I began my career in the industry as a villain. I had a very different approach to acting when I started off but Pelli Choopulu put in me in a totally different genre of acting. Even onstage, people always look for the Pelli Choopulu vibe and expect me to be hilarious. I have been trying to break the ice with films like AweWife of RamOnnu Okatte Zindagi or even Majnu. This is where I want to see myself as an actor. You may call me a comedian, but am I doing enough work to qualify as one? This is a question I always ask myself.

A still from Mallesham

What is the kind of films you are focusing on right now? Films that are commercially viable like F2, Mister, Majnu or films that are rich in content? Also, as an actor, are there are any dos and don’ts you follow when you pick a character?

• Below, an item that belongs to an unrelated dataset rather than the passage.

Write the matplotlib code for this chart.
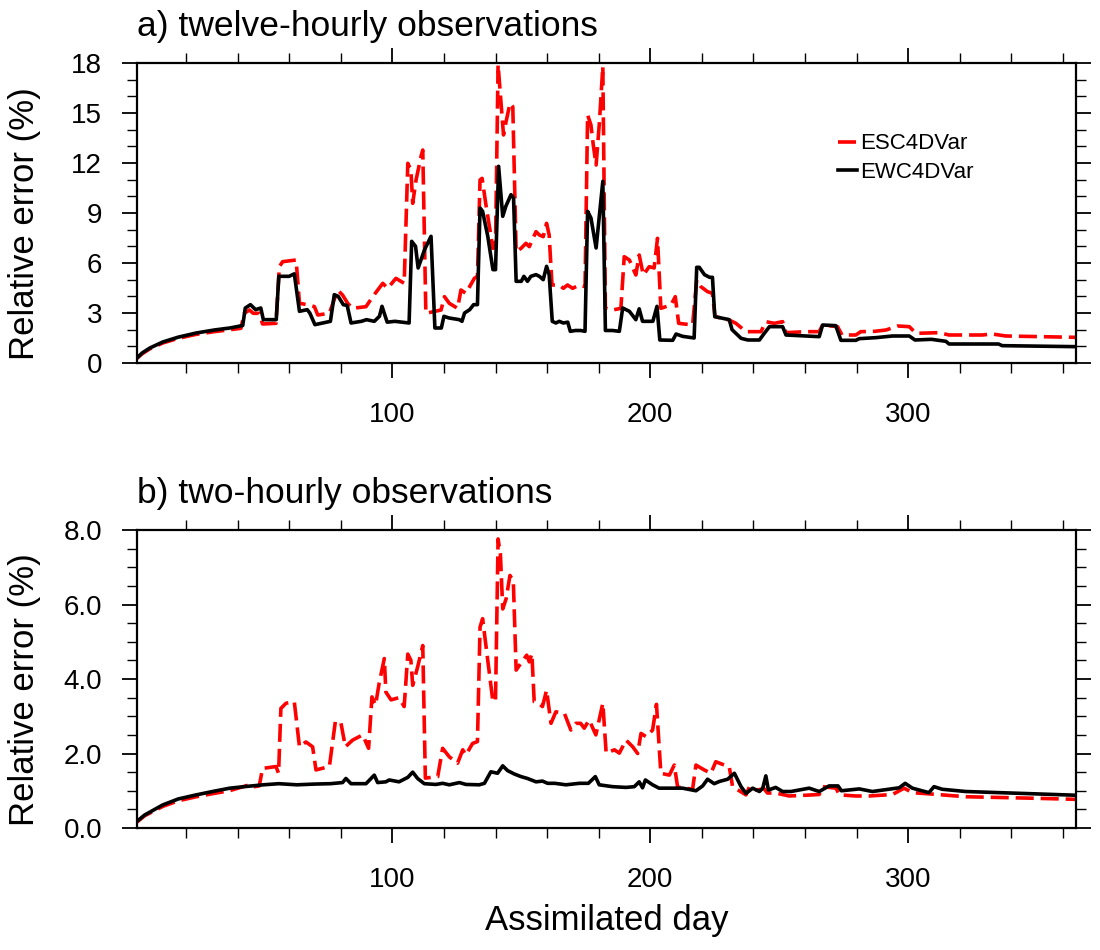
import numpy as np
import matplotlib
matplotlib.use("Agg")
import matplotlib.pyplot as plt
from matplotlib.ticker import MultipleLocator, FormatStrFormatter

plt.rcParams['font.family'] = ['Liberation Sans', 'DejaVu Sans']
plt.rcParams['lines.scale_dashes'] = False

# ---- panel a: twelve-hourly observations (day, relative error %) ----
a_esc_day = [1, 3, 6, 11, 17, 24, 31, 37, 41.3, 42.6, 44.6, 46.1, 48.4, 49.7, 54.9, 56.2, 57.5, 62.7,
             64, 67.8, 69.8, 71.1, 75.6, 78.8, 80.7, 82.7, 84.6, 89.8, 92.4, 96.3, 98.2, 101.4, 104.6,
             106, 107.2, 107.9, 109.2, 111.1, 111.8, 113, 118.9, 120.2, 122.1, 125.3, 126.6, 128.5,
             131.8, 133, 134, 134.8, 136.3, 139, 140, 141, 141.6, 143.1, 144.1, 145.6, 146.7, 148,
             149.9, 151.8, 153.1, 155.7, 157, 158.5, 159.8, 160.8, 161.9, 164.7, 166.3, 167.9, 169.9,
             172.5, 174.7, 175.7, 177, 177.9, 179, 180.3, 181.6, 182.6, 185.4, 188.6, 189.9, 191.9,
             194.4, 195.7, 197.3, 199.6, 201.5, 202.8, 204.1, 208, 209.7, 211, 216.4, 218, 219.6,
             222.2, 224.1, 225.1, 230.6, 233.2, 237.1, 242.9, 244.8, 248, 251.3, 252.6, 260.3, 265.5,
             266.8, 272.6, 274.3, 279.7, 281.6, 287, 291.4, 295.9, 300.4, 303, 312, 315.8, 328.7,
             332.6, 337.8, 365]
a_esc = [0.28, 0.55, 0.85, 1.2, 1.48, 1.72, 1.88, 2.0, 2.08, 2.98, 3.18, 2.98, 2.98, 2.34, 2.38, 5.78,
         6.08, 6.18, 3.58, 3.48, 3.38, 2.88, 2.98, 4.38, 4.08, 3.58, 3.28, 3.38, 3.98, 4.78, 4.48,
         5.08, 4.78, 11.98, 11.58, 9.58, 10.98, 12.38, 12.78, 2.98, 3.18, 3.98, 3.58, 3.28, 4.38,
         4.18, 5.08, 5.2, 10.98, 11.08, 9.48, 6.88, 7.08, 17.9, 16.7, 13.68, 14.48, 15.58, 15.38,
         6.68, 6.88, 7.18, 6.98, 7.88, 7.68, 7.58, 8.38, 7.68, 4.68, 4.68, 4.48, 4.68, 4.48, 4.68,
         4.58, 14.88, 14.28, 13.08, 11.88, 14.48, 17.8, 3.28, 3.18, 3.28, 6.38, 6.18, 5.28, 6.48,
         5.28, 5.78, 5.7, 7.48, 3.28, 3.48, 3.98, 2.38, 2.28, 4.98, 4.58, 4.28, 4.18, 2.78, 2.58,
         2.38, 1.88, 1.88, 2.48, 2.38, 2.48, 1.82, 1.88, 1.88, 2.28, 2.18, 1.68, 1.68, 1.88, 1.9,
         1.98, 2.22, 2.18, 1.78, 1.82, 1.68, 1.68, 1.74, 1.62, 1.54]

a_ewc_day = [1, 3, 6, 11, 17, 24, 31, 37, 42, 43, 45, 47, 49, 50, 55, 56, 60, 62, 64, 67, 68, 70, 76,
             77.5, 79, 81, 82.5, 84, 88, 90, 93, 95, 96, 98, 101, 106.5, 107.5, 109, 110, 112.5, 115,
             116.5, 119, 120, 122, 126, 127, 128, 130, 131.5, 133, 134, 135, 137, 139, 140, 141.2,
             142.8, 144, 146, 147, 148, 150, 151, 152.4, 153.7, 155.7, 157, 158.5, 159.8, 160.8, 162,
             163.4, 164.7, 166.3, 168, 169, 171, 173, 174.7, 175.7, 177, 179, 181.6, 182.6, 185.4,
             188, 189.3, 191.9, 194.4, 195.7, 197, 199, 201, 202.6, 203.7, 208.7, 210, 212.5, 217,
             218, 219, 221, 223, 224.1, 225, 230.6, 231.7, 233.2, 235.2, 237.8, 242.3, 244.2, 246.2,
             251.3, 252.6, 265.5, 266.8, 271.9, 273.9, 279.7, 281, 287.4, 293.9, 300.4, 302.6, 309,
             314.6, 315.8, 335, 336.4, 365]
a_ewc = [0.3, 0.6, 0.9, 1.26, 1.55, 1.8, 1.98, 2.1, 2.25, 3.3, 3.5, 3.2, 3.3, 2.6, 2.6, 5.2, 5.2, 5.35,
         3.1, 3.2, 3.0, 2.3, 2.5, 4.1, 4.0, 3.5, 3.45, 2.4, 2.5, 2.6, 2.5, 2.8, 3.4, 2.45, 2.5, 2.4,
         7.3, 7.0, 5.7, 6.8, 7.6, 2.1, 2.1, 2.8, 2.7, 2.6, 2.5, 3.0, 3.2, 3.5, 3.5, 9.3, 9.1, 7.6,
         5.6, 5.6, 11.8, 8.8, 9.4, 10.1, 9.9, 4.9, 4.9, 5.2, 4.9, 5.2, 5.3, 5.2, 5.0, 5.8, 5.3, 2.5,
         2.4, 2.5, 2.4, 2.45, 1.9, 1.95, 1.95, 1.9, 9.1, 8.7, 6.9, 10.9, 1.95, 1.95, 1.9, 3.3, 3.1,
         2.6, 3.25, 2.5, 2.5, 2.5, 3.4, 1.38, 1.36, 1.74, 1.6, 1.5, 5.74, 5.74, 5.3, 5.14, 5.14,
         2.78, 2.6, 2.0, 1.78, 1.48, 1.38, 1.38, 1.78, 2.18, 2.18, 1.68, 1.58, 2.28, 2.24, 1.36,
         1.36, 1.46, 1.52, 1.62, 1.62, 1.38, 1.42, 1.3, 1.14, 1.14, 1.04, 0.98]

# ---- panel b: two-hourly observations ----
b_esc_day = [1, 4, 11, 17, 24, 31, 36.8, 44.6, 46.5, 48.4, 49.7, 54.9, 55.9, 56.8, 58.8, 62, 64, 66.5,
             69.1, 70.4, 75.6, 77.9, 80, 81.8, 84.6, 88.5, 90.8, 92.1, 93.5, 94.9, 96.9, 97.5, 99.5,
             102.6, 104.6, 106, 107.2, 107.9, 109.8, 111.8, 112.8, 117.6, 119.5, 122.1, 125.3, 127.3,
             128.5, 131.1, 133, 134, 135, 137, 139, 140, 141, 141.9, 142.8, 144.1, 145.6, 146.9, 148,
             150.2, 152.1, 153.1, 154.1, 155, 156.7, 158.2, 159.8, 161.5, 163.4, 166.7, 169.2, 171.2,
             173, 174.4, 176.3, 178.9, 181.6, 182.9, 186.1, 188, 190.6, 193.2, 195.1, 196.4, 198.4,
             200.9, 202.4, 204.1, 207.4, 209.3, 210.6, 216.4, 217.7, 220.9, 223.5, 225.4, 228.7,
             230.6, 231.9, 234.5, 237.1, 238.4, 241, 244.2, 245.4, 248.6, 253.8, 260.3, 265.5, 266.8,
             272, 273.3, 279.7, 284.9, 293.9, 298.4, 301.6, 309.4, 322.3, 348.1, 365]
b_esc = [0.16, 0.33, 0.58, 0.73, 0.84, 0.93, 1.0, 1.16, 1.11, 1.13, 1.6, 1.65, 1.47, 3.21, 3.35, 3.39,
         2.18, 2.31, 2.18, 1.56, 1.65, 2.85, 2.85, 2.18, 2.36, 2.5, 2.14, 3.52, 3.3, 3.89, 4.55,
         3.65, 3.44, 3.5, 3.26, 4.67, 4.5, 3.83, 4.32, 4.9, 1.34, 1.38, 2.14, 1.91, 1.74, 2.1, 1.96,
         2.27, 2.32, 5.39, 5.62, 4.5, 3.39, 3.43, 7.76, 7.35, 5.88, 6.15, 6.78, 6.64, 4.24, 4.46,
         4.64, 4.46, 4.68, 3.39, 3.35, 3.26, 3.7, 2.81, 3.12, 3.08, 2.63, 2.81, 2.81, 2.68, 2.9,
         2.5, 3.35, 2.01, 2.1, 2.01, 2.36, 2.18, 2.0, 2.54, 2.45, 2.63, 3.32, 1.47, 1.42, 1.69, 1.1,
         1.04, 1.69, 1.56, 1.47, 1.78, 1.69, 1.65, 1.11, 1.0, 0.89, 1.1, 1.02, 1.05, 0.94, 0.94,
         0.86, 0.88, 0.9, 1.11, 1.07, 0.89, 0.86, 0.86, 0.9, 1.07, 0.95, 0.91, 0.84, 0.8, 0.77]

b_ewc_day = [1, 4, 11, 17, 24, 31, 37, 44, 50, 56, 63, 70, 76, 80.7, 82, 84, 89.8, 93, 94.3, 97.5,
             98.8, 102.6, 106, 107.9, 109.8, 112.4, 116.9, 119.5, 122.1, 126, 128.5, 133.7, 135.7,
             138.2, 140.8, 142.8, 144.7, 147.3, 149.9, 152.4, 155.7, 158.2, 160.2, 163, 167.3, 172.5,
             176, 178.7, 180.2, 185.4, 190.6, 193.8, 195.7, 197, 198.1, 200.9, 203.4, 207.4, 212.5,
             217.7, 220.3, 222.2, 224.8, 226.8, 230, 232.6, 235.2, 237.1, 239.7, 242.3, 243.6, 244.8,
             245.8, 248.6, 251.3, 254.5, 261.6, 265.5, 269.3, 272.8, 274.1, 281, 286.1, 291.3, 296.5,
             298.8, 301.6, 308, 310, 313.2, 322.3, 335.2, 348.1, 365]
b_ewc = [0.18, 0.35, 0.62, 0.78, 0.89, 0.99, 1.07, 1.12, 1.16, 1.19, 1.16, 1.18, 1.19, 1.22, 1.33,
         1.19, 1.19, 1.42, 1.22, 1.24, 1.29, 1.24, 1.36, 1.5, 1.33, 1.19, 1.17, 1.2, 1.16, 1.22,
         1.17, 1.16, 1.2, 1.51, 1.47, 1.67, 1.54, 1.45, 1.38, 1.33, 1.24, 1.26, 1.2, 1.2, 1.16, 1.2,
         1.2, 1.38, 1.16, 1.11, 1.09, 1.11, 1.24, 1.08, 1.29, 1.16, 1.07, 1.07, 1.07, 1.0, 1.13,
         1.31, 1.19, 1.25, 1.31, 1.47, 1.11, 0.93, 1.07, 0.98, 1.07, 1.4, 1.02, 1.09, 0.98, 0.98,
         1.07, 0.98, 1.13, 1.13, 1.0, 1.05, 0.98, 1.03, 1.08, 1.2, 1.07, 0.95, 1.11, 1.04, 0.98,
         0.95, 0.92, 0.88]

titles = ["a) twelve-hourly observations", "b) two-hourly observations"]
labels = ["ESC4DVar", "EWC4DVar"]

fig = plt.figure(figsize=(11, 9.5), dpi=100)
ax1 = fig.add_axes([0.1245, 0.6179, 0.8536, 0.3158])
ax2 = fig.add_axes([0.1245, 0.1284, 0.8536, 0.3137])

panels = [
    (ax1, a_esc_day, a_esc, a_ewc_day, a_ewc, 18, 3, 1, '%d'),
    (ax2, b_esc_day, b_esc, b_ewc_day, b_ewc, 8, 2, 0.5, '%.1f'),
]

for i, (ax, xd1, y1, xd2, y2, ymax, ymaj, ymin, fmt) in enumerate(panels):
    l1, = ax.plot(xd1, y1, color='red', lw=2.6, dashes=(13, 5), label=labels[0])
    l2, = ax.plot(xd2, y2, color='black', lw=2.6, label=labels[1])
    ax.set_xlim(1, 365)
    ax.set_ylim(0, ymax)
    ax.xaxis.set_major_locator(MultipleLocator(100))
    ax.xaxis.set_minor_locator(MultipleLocator(20))
    ax.yaxis.set_major_locator(MultipleLocator(ymaj))
    ax.yaxis.set_minor_locator(MultipleLocator(ymin))
    ax.yaxis.set_major_formatter(FormatStrFormatter(fmt))
    ax.tick_params(which='both', direction='out', top=True, right=True, labelsize=20)
    ax.tick_params(which='major', length=11, width=1.3)
    ax.tick_params(axis='x', which='major', pad=17)
    ax.tick_params(axis='y', which='major', pad=14)
    ax.tick_params(which='minor', length=7, width=1.0)
    for s in ax.spines.values():
        s.set_linewidth(1.6)
    ax.set_ylabel("Relative error (%)", fontsize=25)
    ax.yaxis.set_label_coords(-0.102, 0.465)
    ax.text(0, 1.09, titles[i], transform=ax.transAxes, fontsize=25.5,
            ha='left', va='baseline')
    if i == 0:
        ax.legend(handles=[l1, l2], loc='upper left', bbox_to_anchor=(0.747, 0.765),
                  frameon=False, fontsize=16, handlelength=0.85, handletextpad=0.15,
                  labelspacing=0.35, borderpad=0, borderaxespad=0)

ax2.set_xlabel("Assimilated day", fontsize=25, labelpad=8)

fig.savefig("out.png", dpi=100)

Different directors have different approach to cinema. Kishore Tirumala, Kalyanakrishnan, Anil Ravipudi—all these directors have a different approach to comedy. With Mallesham, there is a totally different arena that opens up. So my focus is to strike a balance between both because my talent from both commercial and artsy films have made me what I am today.

Coming to being a social influencer while doing films, I leave it to people to decide what to take home from my characters. I try to polish my characters but I do it with moderation and with the director’s permission. It’s easy to be a Kaushik and you can’t always be a Kaushik. I personally would never support sexist lines on screen but if my character has a negative shade, it’s up to the audience to decide the worth of the character.  

Can you tell us about your future projects?

I am looking forward to Mallesham and Brochevarevarura. I am yet to dub for Brochevarevarura and we are getting the sound work done for Mallesham. And there is another untitled project I am doing for director Ramesh Samala. Let’s see what’s in store.